**DIRECTIONS FOR THIS TASK:**
Reproduce only this span: the line containing "Rebuild this chart", the line containing "plt.rcParams['font.family'] = ['Liberation", and every line between them, all exactly as given.

**RECORDS FOR PROCESSING:**
○ ○ ○ ○

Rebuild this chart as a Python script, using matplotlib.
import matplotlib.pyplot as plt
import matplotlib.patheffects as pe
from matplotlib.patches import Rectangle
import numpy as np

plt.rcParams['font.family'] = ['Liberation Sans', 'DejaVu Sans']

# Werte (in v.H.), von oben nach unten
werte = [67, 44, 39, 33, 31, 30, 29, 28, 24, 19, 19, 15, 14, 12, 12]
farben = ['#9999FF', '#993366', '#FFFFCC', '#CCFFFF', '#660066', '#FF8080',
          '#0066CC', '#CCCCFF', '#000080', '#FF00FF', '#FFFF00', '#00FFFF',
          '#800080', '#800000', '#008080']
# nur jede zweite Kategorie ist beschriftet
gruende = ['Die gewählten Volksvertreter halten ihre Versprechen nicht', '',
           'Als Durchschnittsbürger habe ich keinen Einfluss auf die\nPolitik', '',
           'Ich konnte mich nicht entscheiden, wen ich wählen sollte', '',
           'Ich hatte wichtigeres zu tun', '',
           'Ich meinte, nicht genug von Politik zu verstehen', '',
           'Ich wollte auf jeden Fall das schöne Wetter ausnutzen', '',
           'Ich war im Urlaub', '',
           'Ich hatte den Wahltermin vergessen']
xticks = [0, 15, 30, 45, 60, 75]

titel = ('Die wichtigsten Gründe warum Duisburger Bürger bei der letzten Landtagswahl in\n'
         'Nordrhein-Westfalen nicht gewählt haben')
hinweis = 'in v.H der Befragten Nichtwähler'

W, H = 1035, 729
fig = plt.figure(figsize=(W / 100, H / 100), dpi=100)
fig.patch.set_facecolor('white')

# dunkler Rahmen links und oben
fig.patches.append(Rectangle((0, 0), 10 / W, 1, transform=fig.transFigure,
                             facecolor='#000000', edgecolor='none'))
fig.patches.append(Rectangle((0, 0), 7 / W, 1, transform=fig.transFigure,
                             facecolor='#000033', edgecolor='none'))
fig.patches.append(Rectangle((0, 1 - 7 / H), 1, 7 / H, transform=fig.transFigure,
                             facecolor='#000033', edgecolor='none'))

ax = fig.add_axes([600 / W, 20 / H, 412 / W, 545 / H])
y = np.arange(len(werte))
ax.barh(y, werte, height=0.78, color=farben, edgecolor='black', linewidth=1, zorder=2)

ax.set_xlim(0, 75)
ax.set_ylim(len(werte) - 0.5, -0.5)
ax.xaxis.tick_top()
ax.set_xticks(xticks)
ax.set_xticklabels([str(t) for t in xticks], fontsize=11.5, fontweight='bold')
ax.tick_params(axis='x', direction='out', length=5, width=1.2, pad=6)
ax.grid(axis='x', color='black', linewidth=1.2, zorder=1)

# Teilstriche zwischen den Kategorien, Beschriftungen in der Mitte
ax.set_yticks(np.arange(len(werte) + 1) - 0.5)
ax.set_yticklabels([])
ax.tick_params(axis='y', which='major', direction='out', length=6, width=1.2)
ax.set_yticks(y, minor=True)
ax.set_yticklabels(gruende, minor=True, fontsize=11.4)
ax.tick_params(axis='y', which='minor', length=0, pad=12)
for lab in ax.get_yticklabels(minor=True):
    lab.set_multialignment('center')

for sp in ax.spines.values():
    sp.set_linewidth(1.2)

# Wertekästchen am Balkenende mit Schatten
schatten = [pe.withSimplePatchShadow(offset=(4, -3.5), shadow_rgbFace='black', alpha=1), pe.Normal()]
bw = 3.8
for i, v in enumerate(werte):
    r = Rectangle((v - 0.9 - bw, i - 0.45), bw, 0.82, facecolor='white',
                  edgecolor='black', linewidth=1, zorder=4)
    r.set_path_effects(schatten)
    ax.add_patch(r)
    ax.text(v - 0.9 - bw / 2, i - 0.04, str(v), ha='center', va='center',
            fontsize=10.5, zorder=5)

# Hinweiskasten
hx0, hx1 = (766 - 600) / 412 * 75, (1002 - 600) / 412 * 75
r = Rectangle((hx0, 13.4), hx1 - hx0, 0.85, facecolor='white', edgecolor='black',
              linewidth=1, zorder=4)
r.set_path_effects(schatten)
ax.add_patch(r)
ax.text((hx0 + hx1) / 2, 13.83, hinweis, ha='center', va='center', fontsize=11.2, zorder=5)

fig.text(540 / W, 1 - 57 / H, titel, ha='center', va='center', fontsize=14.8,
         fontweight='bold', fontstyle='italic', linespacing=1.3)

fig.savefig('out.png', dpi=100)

○ ○ ○ ○

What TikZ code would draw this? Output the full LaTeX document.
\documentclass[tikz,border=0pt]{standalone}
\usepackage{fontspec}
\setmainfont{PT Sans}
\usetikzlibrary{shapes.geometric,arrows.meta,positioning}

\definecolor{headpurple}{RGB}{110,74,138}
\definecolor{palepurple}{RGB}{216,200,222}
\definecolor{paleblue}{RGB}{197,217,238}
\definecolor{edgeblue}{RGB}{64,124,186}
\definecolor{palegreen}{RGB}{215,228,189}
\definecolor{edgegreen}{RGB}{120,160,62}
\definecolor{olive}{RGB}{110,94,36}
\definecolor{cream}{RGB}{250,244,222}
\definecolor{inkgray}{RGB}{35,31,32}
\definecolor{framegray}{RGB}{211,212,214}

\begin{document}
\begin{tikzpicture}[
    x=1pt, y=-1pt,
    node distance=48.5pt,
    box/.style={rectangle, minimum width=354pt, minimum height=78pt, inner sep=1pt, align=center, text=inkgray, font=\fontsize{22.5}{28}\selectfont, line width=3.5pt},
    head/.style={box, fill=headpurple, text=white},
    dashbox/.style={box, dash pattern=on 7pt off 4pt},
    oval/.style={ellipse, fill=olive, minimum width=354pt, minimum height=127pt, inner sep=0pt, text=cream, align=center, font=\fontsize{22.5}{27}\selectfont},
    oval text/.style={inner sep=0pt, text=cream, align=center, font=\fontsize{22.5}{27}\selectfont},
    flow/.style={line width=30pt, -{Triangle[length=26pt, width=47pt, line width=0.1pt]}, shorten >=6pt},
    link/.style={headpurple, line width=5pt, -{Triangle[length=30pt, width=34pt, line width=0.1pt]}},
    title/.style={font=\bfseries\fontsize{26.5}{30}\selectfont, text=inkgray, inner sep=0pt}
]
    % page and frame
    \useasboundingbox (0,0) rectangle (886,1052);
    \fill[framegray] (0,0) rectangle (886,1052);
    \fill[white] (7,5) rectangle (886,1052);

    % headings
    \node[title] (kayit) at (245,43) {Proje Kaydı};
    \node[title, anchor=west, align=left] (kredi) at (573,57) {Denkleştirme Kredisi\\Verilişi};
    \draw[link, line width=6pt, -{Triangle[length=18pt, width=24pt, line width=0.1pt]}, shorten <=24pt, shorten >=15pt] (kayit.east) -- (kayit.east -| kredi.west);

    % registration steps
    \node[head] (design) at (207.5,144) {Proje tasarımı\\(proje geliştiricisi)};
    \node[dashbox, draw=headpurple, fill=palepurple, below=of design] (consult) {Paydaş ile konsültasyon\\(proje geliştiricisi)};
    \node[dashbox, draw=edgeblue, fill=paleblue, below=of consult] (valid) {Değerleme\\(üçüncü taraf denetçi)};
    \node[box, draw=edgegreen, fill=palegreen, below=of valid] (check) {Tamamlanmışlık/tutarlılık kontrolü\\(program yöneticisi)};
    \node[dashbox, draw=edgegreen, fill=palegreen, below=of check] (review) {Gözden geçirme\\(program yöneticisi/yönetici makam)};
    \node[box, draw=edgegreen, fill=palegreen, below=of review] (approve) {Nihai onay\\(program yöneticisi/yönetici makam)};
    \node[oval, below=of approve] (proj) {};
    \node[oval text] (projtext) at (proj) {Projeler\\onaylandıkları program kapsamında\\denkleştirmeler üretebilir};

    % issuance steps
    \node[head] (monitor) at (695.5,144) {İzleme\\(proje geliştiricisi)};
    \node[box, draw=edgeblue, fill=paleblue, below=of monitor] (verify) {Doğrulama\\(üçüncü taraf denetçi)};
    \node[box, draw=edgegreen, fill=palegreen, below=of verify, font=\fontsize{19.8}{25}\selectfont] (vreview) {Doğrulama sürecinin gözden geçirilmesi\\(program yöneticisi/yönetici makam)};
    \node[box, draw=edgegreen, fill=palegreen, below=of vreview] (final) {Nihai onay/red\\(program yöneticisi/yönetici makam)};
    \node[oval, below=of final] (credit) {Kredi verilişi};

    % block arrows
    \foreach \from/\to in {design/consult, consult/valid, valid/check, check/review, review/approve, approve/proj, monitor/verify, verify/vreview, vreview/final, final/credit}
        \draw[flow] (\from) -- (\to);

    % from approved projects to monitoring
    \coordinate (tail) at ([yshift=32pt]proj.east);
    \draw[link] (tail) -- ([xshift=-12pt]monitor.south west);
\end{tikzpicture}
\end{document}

○ ○ ○ ○

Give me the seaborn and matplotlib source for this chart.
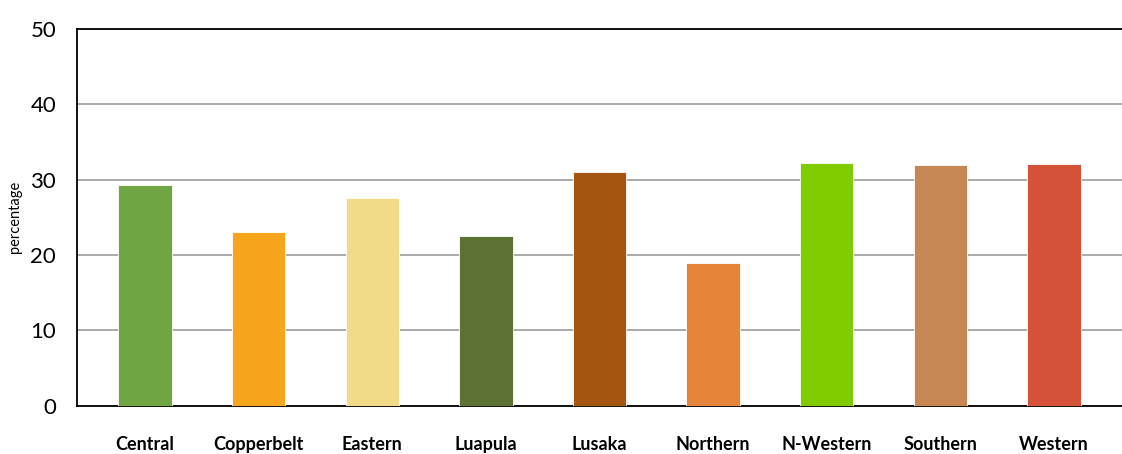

○ ○ ○ ○

**FINISHED TASK:**
Rebuild this chart as a Python script, using matplotlib.
import matplotlib.pyplot as plt
import matplotlib.patheffects as pe
from matplotlib.patches import Rectangle
import numpy as np

plt.rcParams['font.family'] = ['Liberation Sans', 'DejaVu Sans']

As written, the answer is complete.